TASK TO CARRY OUT: Please print exactly the lines below, from the start of the material up to and including the line with "import plotly.graph_objects as go", but none of the pictures.

#### RECORDED INFORMATION ####

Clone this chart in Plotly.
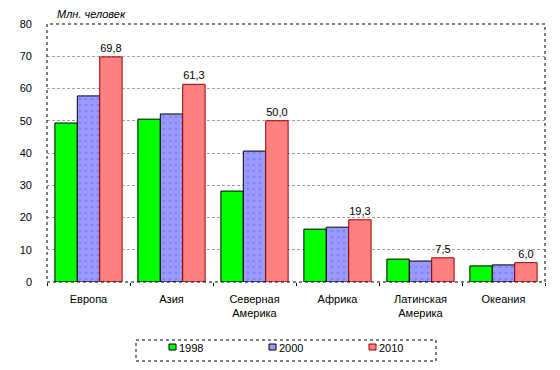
import plotly.graph_objects as go

categories = ["Европа", "Азия", "Северная<br>Америка", "Африка", "Латинская<br>Америка", "Океания"]
years = ["1998", "2000", "2010"]
v1998 = [49.3, 50.5, 28.2, 16.4, 7.1, 5.0]
v2000 = [57.7, 52.1, 40.6, 17.0, 6.5, 5.3]
v2010 = [69.8, 61.3, 50.0, 19.3, 7.5, 6.0]
y_ticks = [0, 10, 20, 30, 40, 50, 60, 70, 80]
y_title = "Млн. человек"

FONT = "Liberation Sans"
colors = ["#00FF00", "#9999FF", "#FF8080"]
edges = ["#000000", "#000000", "#990000"]

W, H = 560, 370
ML, MR, MT, MB = 47, 15, 24, 88
PW, PH = W - ML - MR, H - MT - MB


def px(xp):
    return (xp - ML) / PW


def py(yp):
    return (H - MB - yp) / PH


fig = go.Figure()
fig.add_bar(x=categories, y=v1998, name=years[0],
            marker=dict(color=colors[0], line=dict(color=edges[0], width=1)))
fig.add_bar(x=categories, y=v2000, name=years[1],
            marker=dict(color=colors[1], line=dict(color=edges[1], width=1),
                        pattern=dict(shape=".", fgcolor="#6666FF", bgcolor="#9999FF", size=6, solidity=0.15)))
fig.add_bar(x=categories, y=v2010, name=years[2],
            marker=dict(color=colors[2], line=dict(color=edges[2], width=1)),
            text=[f"{v:.1f}".replace(".", ",") for v in v2010],
            textposition="outside", cliponaxis=False,
            textfont=dict(family=FONT, size=11, color="#000000"))

shapes = [
    dict(type="rect", xref="paper", yref="paper", x0=0, x1=1, y0=0, y1=1,
         line=dict(color="#000000", width=1, dash="dot"), layer="above"),
    dict(type="rect", xref="paper", yref="paper", x0=px(136), x1=px(436), y0=py(340), y1=py(361),
         line=dict(color="#000000", width=1, dash="dot")),
]
annotations = [dict(text=f"<i>{y_title}</i>", xref="paper", yref="paper", x=px(55), y=py(14),
                    xanchor="left", yanchor="middle", showarrow=False,
                    font=dict(family=FONT, size=11))]
for i, (name, c, e) in enumerate(zip(years, colors, edges)):
    x0 = 169 + 100 * i
    shapes.append(dict(type="rect", xref="paper", yref="paper", x0=px(x0), x1=px(x0 + 7),
                       y0=py(344), y1=py(350), fillcolor=c, line=dict(color=e, width=1)))
    annotations.append(dict(text=name, xref="paper", yref="paper", x=px(x0 + 8), y=py(347.5),
                            xanchor="left", yanchor="middle", showarrow=False,
                            font=dict(family=FONT, size=11)))

fig.update_layout(
    width=W, height=H,
    margin=dict(l=ML, r=MR, t=MT, b=MB, autoexpand=False),
    paper_bgcolor="#FFFFFF", plot_bgcolor="#FFFFFF",
    barmode="group", bargap=0.19, bargroupgap=0.0,
    font=dict(family=FONT, size=11, color="#000000"),
    showlegend=False,
    xaxis=dict(type="category", tickson="boundaries", ticks="outside", ticklen=3,
               tickcolor="#000000", showline=False, showgrid=False, automargin=False,
               ticklabelstandoff=9, tickfont=dict(family=FONT, size=11)),
    yaxis=dict(range=[0, 80], tickvals=y_ticks, showgrid=True, gridcolor="#A0A0A0",
               griddash="3px,2px", gridwidth=1, zeroline=False, showline=False, automargin=False,
               ticks="", ticklabelstandoff=14, tickfont=dict(family=FONT, size=11)),
    shapes=shapes,
    annotations=annotations,
)
fig.write_html("out.html", config={"displayModeBar": False},
               post_script="document.body.style.margin='0';")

####

PROBLEM SOLUTION:
Clone this chart in Plotly.
import plotly.graph_objects as go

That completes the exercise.